%%
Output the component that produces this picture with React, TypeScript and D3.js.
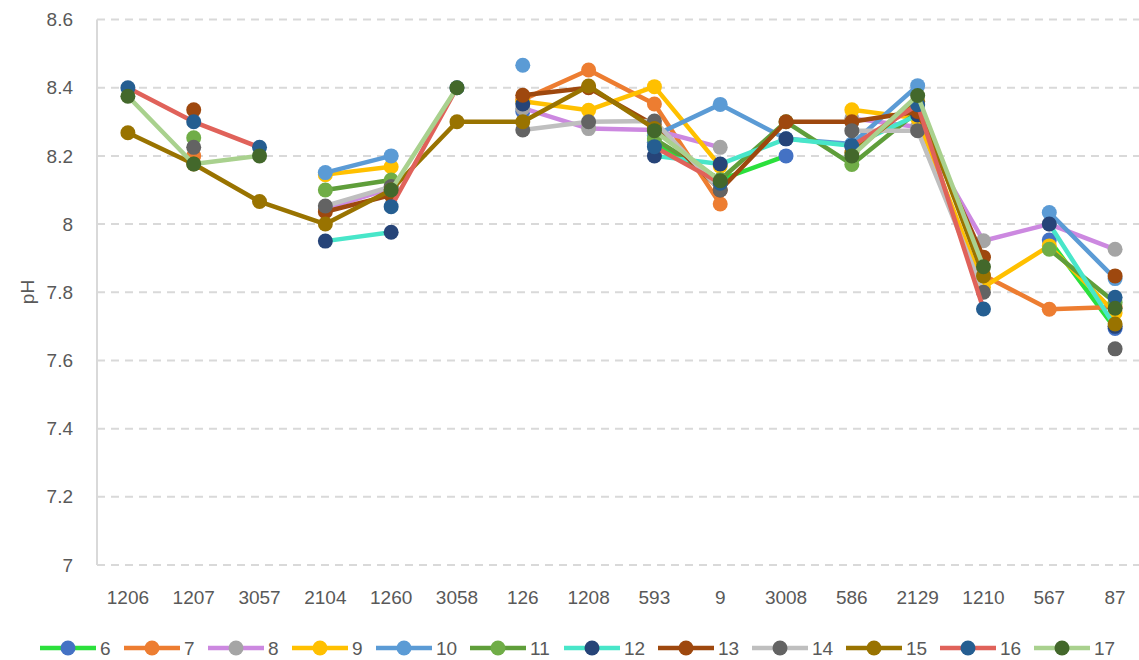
import React from 'react';
import * as d3 from 'd3';

// categories on the x axis
const sites = ['1206', '1207', '3057', '2104', '1260', '3058', '126', '1208', '593', '9', '3008', '586', '2129', '1210', '567', '87'];
const yTicks = [7, 7.2, 7.4, 7.6, 7.8, 8, 8.2, 8.4, 8.6];

// pH per series, null = no sample
const s6 = [null, null, null, null, null, null, 8.33, null, 8.24, 8.13, 8.2, null, null, null, 7.953, 7.694];
const s7 = [null, 8.2, null, null, null, null, 8.365, 8.452, 8.352, 8.059, null, null, null, 7.85, 7.75, 7.757];
const s8 = [null, null, null, 8.045, 8.105, null, 8.34, 8.28, 8.276, 8.225, null, 8.31, 8.285, 7.951, 8.0, 7.926];
const s9 = [null, null, null, 8.145, 8.168, null, 8.36, 8.334, 8.403, 8.17, null, 8.335, 8.31, 7.815, 7.936, 7.74];
const s10 = [null, null, null, 8.151, 8.2, null, 8.466, null, 8.26, 8.351, 8.25, 8.235, 8.406, null, 8.034, 7.84];
const s11 = [null, 8.253, null, 8.1, 8.129, null, null, null, 8.25, 8.13, 8.3, 8.175, 8.33, null, 7.926, 7.77];
const s12 = [null, null, null, 7.95, 7.976, null, 8.352, null, 8.2, 8.176, 8.25, 8.23, 8.32, null, 8.0, 7.7];
const s13 = [null, 8.335, null, 8.036, 8.085, null, 8.378, 8.4, 8.29, 8.1, 8.3, 8.3, 8.33, 7.903, null, 7.848];
const s14 = [null, 8.225, null, 8.053, 8.11, null, 8.276, 8.3, 8.302, 8.1, null, 8.274, 8.274, 7.8, null, 7.634];
const s15 = [8.268, 8.176, 8.066, 8.0, 8.1, 8.3, 8.3, 8.405, 8.28, null, null, 8.21, 8.36, 7.848, null, 7.707];
const s16 = [8.4, 8.3, 8.225, null, 8.051, 8.4, null, null, 8.227, 8.12, null, 8.229, 8.35, 7.751, null, 7.785];
const s17 = [8.375, 8.176, 8.2, null, 8.1, 8.4, null, null, 8.274, 8.127, null, 8.2, 8.377, 7.875, null, 7.753];

const names = ['6', '7', '8', '9', '10', '11', '12', '13', '14', '15', '16', '17'];
const lineColors = ['#2BE03C', '#ED7D31', '#CC88E0', '#FFC000', '#5B9BD5', '#5F9E3A', '#48E6C9', '#9E480E', '#BFBFBF', '#997300', '#E0625A', '#A9D18E'];
const markerColors = ['#4472C4', '#ED7D31', '#A5A5A5', '#FFC000', '#5B9BD5', '#70AD47', '#264478', '#9E480E', '#636363', '#997300', '#255E91', '#43682B'];
const values = [s6, s7, s8, s9, s10, s11, s12, s13, s14, s15, s16, s17];

const width = 1139;
const height = 660;
const font = "'Liberation Sans', Arial, sans-serif";
const textColor = '#595959';

const x = d3.scalePoint<string>().domain(sites).range([95, 1148]).padding(0.5);
const y = d3.scaleLinear().domain([7, 8.6]).range([565, 19.5]);

const line = d3
  .line<number | null>()
  .defined(d => d != null)
  .x((d, i) => x(sites[i]) as number)
  .y(d => y(d as number));

// legend layout: line, then label, entries packed left to right
let lx = 40;
const legend = names.map((n, i) => {
  const item = { name: n, i, x: lx };
  lx += 60 + n.length * 10 + 14;
  return item;
});

export default function App() {
  return (
    <svg width={width} height={height} style={{ position: 'absolute', left: 0, top: 0, background: '#fff' }}>
      {yTicks.map(t => (
        <g key={t}>
          <line x1={97} x2={width} y1={y(t)} y2={y(t)} stroke="#D9D9D9" strokeWidth={2} strokeDasharray="8,6" />
          <text x={73} y={y(t)} dy="0.35em" textAnchor="end" fontFamily={font} fontSize={19} fill={textColor}>
            {d3.format('~g')(t)}
          </text>
        </g>
      ))}
      <line x1={97} x2={97} y1={19.5} y2={565} stroke="#D9D9D9" strokeWidth={2} />
      {sites.map(s => (
        <text key={s} x={x(s)} y={597} dy="0.35em" textAnchor="middle" fontFamily={font} fontSize={19} fill={textColor}>
          {s}
        </text>
      ))}
      <text transform="translate(27,292) rotate(-90)" textAnchor="middle" dy="0.35em" fontFamily={font} fontSize={19} fill={textColor}>
        pH
      </text>

      {values.map((vals, k) => (
        <g key={names[k]}>
          <path d={line(vals) || ''} fill="none" stroke={lineColors[k]} strokeWidth={4.5} strokeLinejoin="round" strokeLinecap="round" />
          {vals.map((v, i) =>
            v == null ? null : <circle key={i} cx={x(sites[i])} cy={y(v)} r={7.5} fill={markerColors[k]} />
          )}
        </g>
      ))}

      {legend.map(d => (
        <g key={d.name}>
          <line x1={d.x} x2={d.x + 56} y1={648} y2={648} stroke={lineColors[d.i]} strokeWidth={4.5} />
          <circle cx={d.x + 28} cy={648} r={7.5} fill={markerColors[d.i]} />
          <text x={d.x + 60} y={648} dy="0.35em" fontFamily={font} fontSize={19} fill={textColor}>
            {d.name}
          </text>
        </g>
      ))}
    </svg>
  );
}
%%
- [WRITTEN TASK] Repeat the lines of the listing above verbatim, beginning at its first line and ending at the line containing "8.2, 8.4, 8.6];", which is included. Omit pictures.

- [FINISHED ANSWER]
Output the component that produces this picture with React, TypeScript and D3.js.
import React from 'react';
import * as d3 from 'd3';

// categories on the x axis
const sites = ['1206', '1207', '3057', '2104', '1260', '3058', '126', '1208', '593', '9', '3008', '586', '2129', '1210', '567', '87'];
const yTicks = [7, 7.2, 7.4, 7.6, 7.8, 8, 8.2, 8.4, 8.6];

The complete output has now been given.